» **Problem to work on**
From the first line of the listing below, retype each line up to and including the one with "const scanStep = 0.1;"; pictures stay out.

» **Given information**

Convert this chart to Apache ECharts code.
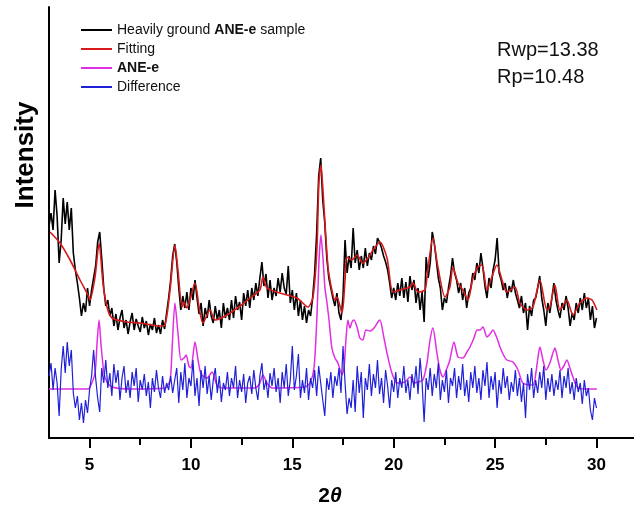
<!DOCTYPE html>
<html>
<head>
<meta charset="utf-8">
<script src="https://cdn.jsdelivr.net/npm/echarts/dist/echarts.min.js"></script>
<style>
  html, body { margin: 0; padding: 0; background: #ffffff; }
  #chart { width: 634px; height: 515px; }
</style>
</head>
<body>
<div id="chart"></div>
<script>
// Scan grid of the measured pattern (degrees 2-theta)
const scanStart = 3.0;
const scanStep = 0.1;

// Observed intensity, heavily ground ANE-e sample (arb. units), 3.0 .. 30.0 deg
const observed = [
  212, 225, 208, 248, 222, 175, 198, 240, 214, 236,
  208, 230, 185, 168, 155, 140, 122, 135, 126, 150,
  132, 148, 160, 172, 196, 206, 180, 150, 132, 138,
  122, 130, 112, 124, 108, 120, 128, 110, 118, 104,
  116, 125, 108, 119, 112, 106, 121, 110, 117, 103,
  114, 108, 120, 105, 113, 104, 118, 109, 125, 140,
  158, 182, 194, 176, 150, 128, 142, 130, 146, 128,
  150, 138, 158, 140, 124, 135, 112, 130, 120, 138,
  122, 115, 132, 118, 128, 110, 135, 120, 130, 118,
  138, 120, 142, 128, 136, 118, 145, 132, 148, 130,
  150, 138, 155, 142, 160, 176, 152, 164, 140, 158,
  138, 150, 142, 160, 146, 165, 150, 144, 172, 135,
  148, 128, 145, 122, 138, 118, 132, 115, 128, 122,
  140, 165, 205, 262, 280, 238, 215, 180, 160, 150,
  140, 132, 145, 125, 118, 142, 198, 165, 182, 170,
  210, 175, 188, 168, 182, 170, 190, 172, 185, 178,
  192, 184, 200, 196, 190, 182, 176, 168, 155, 140,
  150, 138, 155, 142, 160, 140, 156, 136, 162, 148,
  158, 135, 150, 128, 146, 116, 181, 160, 175, 206,
  195, 178, 160, 150, 128, 140, 135, 150, 162, 180,
  165, 158, 145, 155, 138, 150, 130, 145, 150, 165,
  158, 175, 165, 185, 170, 152, 140, 160, 150, 168,
  178, 200, 165, 158, 148, 155, 140, 152, 146, 158,
  145, 138, 130, 142, 125, 135, 108, 132, 122, 138,
  140, 150, 162, 140, 128, 112, 135, 125, 140, 155,
  138, 128, 120, 135, 128, 142, 130, 112, 125, 118,
  135, 125, 140, 128, 145, 130, 140, 118, 132, 110,
  120
];

// Difference curve (observed - calculated), offset below the pattern, 3.0 .. 30.0 deg
const difference = [
  62, 75, 48, 70, 55, 22, 68, 92, 65, 96,
  72, 88, 45, 30, 42, 18, 35, 15, 38, 25,
  48, 62, 88, 60, 40, 26, 70, 55, 78, 50,
  65, 42, 74, 55, 68, 38, 60, 72, 45, 58,
  40, 66, 52, 70, 36, 58, 48, 64, 42, 56,
  30, 60, 46, 68, 50, 40, 62, 45, 55, 48,
  62, 45, 58, 70, 35, 66, 48, 75, 40, 60,
  52, 78, 42, 60, 32, 68, 50, 72, 44, 62,
  38, 58, 70, 45, 62, 36, 55, 48, 66, 42,
  60, 50, 72, 40, 58, 46, 64, 35, 55, 62,
  44, 68, 50, 38, 62, 75, 48, 58, 40, 65,
  52, 70, 46, 60, 35, 66, 50, 74, 42, 58,
  92, 48, 62, 84, 40, 58, 45, 70, 38, 60,
  50, 68, 42, 72, 55, 38, 22, 60, 48, 66,
  40, 62, 52, 70, 45, 92, 55, 24, 40, 30,
  58, 26, 72, 45, 66, 20, 60, 48, 74, 42,
  64, 50, 78, 44, 60, 35, 68, 52, 30, 58,
  46, 66, 40, 60, 50, 72, 45, 58, 38, 64,
  50, 72, 44, 80, 55, 16, 60, 48, 70, 42,
  64, 50, 75, 38, 58, 46, 68, 35, 60, 52,
  70, 40, 62, 48, 74, 42, 58, 36, 66, 50,
  72, 45, 60, 38, 68, 52, 76, 40, 62, 48,
  66, 30, 58, 44, 70, 50, 62, 38, 56, 46,
  68, 42, 60, 36, 55, 20, 64, 48, 70, 40,
  58, 45, 66, 50, 72, 38, 60, 46, 64, 42,
  58, 48, 68, 40, 62, 50, 70, 44, 56, 38,
  60, 46, 55, 34, 58, 42, 50, 28, 18, 40,
  30
];

// Rietveld fit (calculated total profile)
const fitTheta = [
  3.05, 3.54, 4.04, 4.53, 4.92, 5.02, 5.27, 5.47, 5.66, 5.86,
  6.11, 6.85, 7.49, 8.47, 8.72, 8.97, 9.21, 9.36, 9.56, 9.66,
  9.80, 10.2, 10.4, 10.59, 10.94, 11.19, 11.78, 12.42, 12.91, 13.40,
  13.55, 13.75, 14.39, 15.23, 15.77, 16.02, 16.21, 16.31, 16.41, 16.51,
  16.61, 16.76, 16.95, 17.10, 17.20, 17.45, 17.60, 17.69, 17.94, 18.19,
  18.48, 18.73, 18.98, 19.32, 19.67, 19.96, 20.31, 20.80, 20.95, 21.20,
  21.54, 21.64, 21.93, 22.18, 22.53, 22.77, 22.92, 23.17, 23.41, 23.66,
  23.91, 24.15, 24.35, 24.60, 24.84, 25.09, 25.34, 25.58, 25.98, 26.22,
  26.57, 26.87, 27.21, 27.56, 27.70, 27.95, 28.20, 28.54, 28.84, 29.18,
  29.53, 29.78, 30.02
];
const fitIntensity = [
  206, 195, 178, 158, 143, 138, 161, 195, 155, 131,
  120, 116, 115, 112, 113, 148, 193, 168, 131, 136,
  130, 155, 131, 115, 128, 118, 123, 132, 140, 148,
  161, 150, 145, 140, 131, 141, 188, 255, 273, 248,
  215, 171, 148, 138, 141, 125, 158, 181, 178, 183,
  175, 180, 188, 196, 180, 146, 148, 151, 155, 146,
  148, 161, 200, 171, 141, 151, 171, 155, 148, 138,
  160, 171, 173, 148, 161, 173, 158, 146, 151, 135,
  128, 131, 158, 128, 131, 153, 128, 138, 123, 135,
  140, 138, 128
];

// Calculated pattern of the ANE-e phase (offset)
const phaseTheta = [
  3.0, 4.92, 5.07, 5.27, 5.37, 5.47, 5.56, 5.71, 5.86, 6.11,
  7.0, 8.72, 8.97, 9.06, 9.21, 9.36, 9.51, 9.66, 9.76, 9.90,
  10.0, 10.2, 10.35, 10.5, 10.79, 11.04, 11.28, 11.53, 13.16, 13.4,
  13.55, 13.75, 14.0, 15.62, 15.87, 16.07, 16.21, 16.31, 16.41, 16.51,
  16.61, 16.71, 16.81, 16.95, 17.1, 17.25, 17.45, 17.55, 17.65, 17.74,
  17.84, 17.94, 18.04, 18.19, 18.33, 18.48, 18.63, 18.83, 19.03, 19.22,
  19.32, 19.52, 19.67, 19.91, 20.16, 20.55, 20.8, 21.0, 21.2, 21.44,
  21.64, 21.79, 21.93, 22.13, 22.28, 22.43, 22.63, 22.77, 22.97, 23.17,
  23.41, 23.61, 23.76, 23.96, 24.11, 24.25, 24.40, 24.6, 24.75, 24.89,
  25.09, 25.24, 25.44, 25.58, 25.88, 26.13, 26.37, 26.87, 27.01, 27.11,
  27.21, 27.36, 27.51, 27.70, 27.85, 27.95, 28.1, 28.25, 28.39, 28.54,
  28.69, 28.84, 29.04, 29.43, 30.02
];
const phaseIntensity = [
  49, 49, 53, 65, 95, 118, 95, 65, 56, 51,
  49, 50, 58, 85, 135, 105, 78, 80, 83, 72,
  70, 96, 78, 64, 60, 66, 53, 50, 50, 55,
  63, 55, 50, 51, 55, 70, 120, 175, 203, 180,
  150, 135, 118, 90, 80, 75, 63, 70, 100, 118,
  110, 116, 118, 111, 100, 98, 108, 107, 110, 116,
  118, 100, 85, 65, 55, 56, 61, 55, 56, 58,
  75, 98, 110, 85, 68, 61, 70, 78, 96, 81,
  80, 86, 91, 100, 108, 108, 111, 101, 104, 108,
  100, 91, 82, 78, 76, 68, 55, 53, 65, 80,
  91, 78, 68, 75, 85, 90, 78, 68, 72, 78,
  70, 61, 51, 49, 49
];

// Axis ticks (degrees 2-theta)
const majorTicks = [5, 10, 15, 20, 25, 30];
const minorTicks = [7.5, 12.5, 17.5, 22.5, 27.5];

const seriesNames = ['Heavily ground ANE-e sample', 'Fitting', 'ANE-e', 'Difference'];
const seriesColors = ['#000000', '#d81a1a', '#e22ee2', '#2020d8'];

const FONT = '"Liberation Sans", Arial, sans-serif';

function onScan(values) {
  return values.map((v, i) => [+(scanStart + i * scanStep).toFixed(2), v]);
}
function pairs(xs, ys) {
  return xs.map((x, i) => [x, ys[i]]);
}

const gridBox = { left: 49, right: 0, top: 7, bottom: 77 };
const xMin = 3, xMax = 31.85;

const chart = echarts.init(document.getElementById('chart'), null, { renderer: 'canvas' });

chart.setOption({
  animation: false,
  backgroundColor: '#ffffff',
  grid: [
    Object.assign({ containLabel: false }, gridBox),
    Object.assign({ containLabel: false }, gridBox)
  ],
  xAxis: [
    {
      type: 'value', gridIndex: 0, min: xMin, max: xMax, position: 'bottom',
      axisLine: { show: true, onZero: false, lineStyle: { color: '#000', width: 2 } },
      axisTick: { show: true, inside: false, length: 10, customValues: majorTicks, lineStyle: { color: '#000', width: 2 } },
      axisLabel: { show: true, customValues: majorTicks, margin: 19, fontSize: 17, fontWeight: 'bold', color: '#000', fontFamily: FONT },
      splitLine: { show: false }
    },
    {
      type: 'value', gridIndex: 1, min: xMin, max: xMax, position: 'bottom',
      axisLine: { show: false, onZero: false },
      axisTick: { show: true, inside: false, length: 7, customValues: minorTicks, lineStyle: { color: '#000', width: 2 } },
      axisLabel: { show: false },
      splitLine: { show: false }
    }
  ],
  yAxis: [
    {
      type: 'value', gridIndex: 0, min: 0, max: 431,
      axisLine: { show: true, onZero: false, lineStyle: { color: '#000', width: 2 } },
      axisTick: { show: false }, axisLabel: { show: false }, splitLine: { show: false }
    },
    {
      type: 'value', gridIndex: 1, min: 0, max: 431, show: false
    }
  ],
  legend: {
    orient: 'vertical', left: 76, top: 17,
    itemWidth: 31, itemHeight: 2, itemGap: 3, icon: 'rect',
    data: seriesNames,
    textStyle: {
      fontSize: 14, fontFamily: FONT, color: '#111', lineHeight: 16,
      rich: { b: { fontSize: 14, fontFamily: FONT, fontWeight: 'bold', color: '#111', lineHeight: 16 } }
    },
    formatter: name => name.replace('ANE-e', '{b|ANE-e}')
  },
  graphic: [
    { type: 'text', left: 497, top: 40, style: { text: 'Rwp=13.38', fontSize: 20, fontFamily: FONT, fill: '#111' } },
    { type: 'text', left: 497, top: 67, style: { text: 'Rp=10.48', fontSize: 20, fontFamily: FONT, fill: '#111' } },
    {
      type: 'text', x: 26, y: 155, rotation: Math.PI / 2,
      style: { text: 'Intensity', fontSize: 26, fontWeight: 'bold', fontFamily: FONT, fill: '#000', textAlign: 'center', textVerticalAlign: 'middle' }
    },
    {
      type: 'text', x: 330, y: 496,
      style: {
        text: '{n|2}{t|θ}', textAlign: 'center', textVerticalAlign: 'middle',
        rich: {
          n: { fontSize: 21, fontWeight: 'bold', fontFamily: FONT, fill: '#000' },
          t: { fontSize: 21, fontWeight: 'bold', fontStyle: 'italic', fontFamily: FONT, fill: '#000' }
        }
      }
    }
  ],
  series: [
    {
      name: seriesNames[0], type: 'line', data: onScan(observed),
      showSymbol: false, symbol: 'none', color: seriesColors[0],
      lineStyle: { color: seriesColors[0], width: 1.6 }, z: 2
    },
    {
      name: seriesNames[1], type: 'line', data: pairs(fitTheta, fitIntensity),
      showSymbol: false, symbol: 'none', smooth: 0.25, color: seriesColors[1],
      lineStyle: { color: seriesColors[1], width: 1.6 }, z: 3
    },
    {
      name: seriesNames[2], type: 'line', data: pairs(phaseTheta, phaseIntensity),
      showSymbol: false, symbol: 'none', smooth: 0.25, color: seriesColors[2],
      lineStyle: { color: seriesColors[2], width: 1.5 }, z: 2
    },
    {
      name: seriesNames[3], type: 'line', data: onScan(difference),
      showSymbol: false, symbol: 'none', color: seriesColors[3],
      lineStyle: { color: seriesColors[3], width: 1.2 }, z: 3
    }
  ]
});
</script>
</body>
</html>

» **The output**
Convert this chart to Apache ECharts code.
<!DOCTYPE html>
<html>
<head>
<meta charset="utf-8">
<script src="https://cdn.jsdelivr.net/npm/echarts/dist/echarts.min.js"></script>
<style>
  html, body { margin: 0; padding: 0; background: #ffffff; }
  #chart { width: 634px; height: 515px; }
</style>
</head>
<body>
<div id="chart"></div>
<script>
// Scan grid of the measured pattern (degrees 2-theta)
const scanStart = 3.0;
const scanStep = 0.1;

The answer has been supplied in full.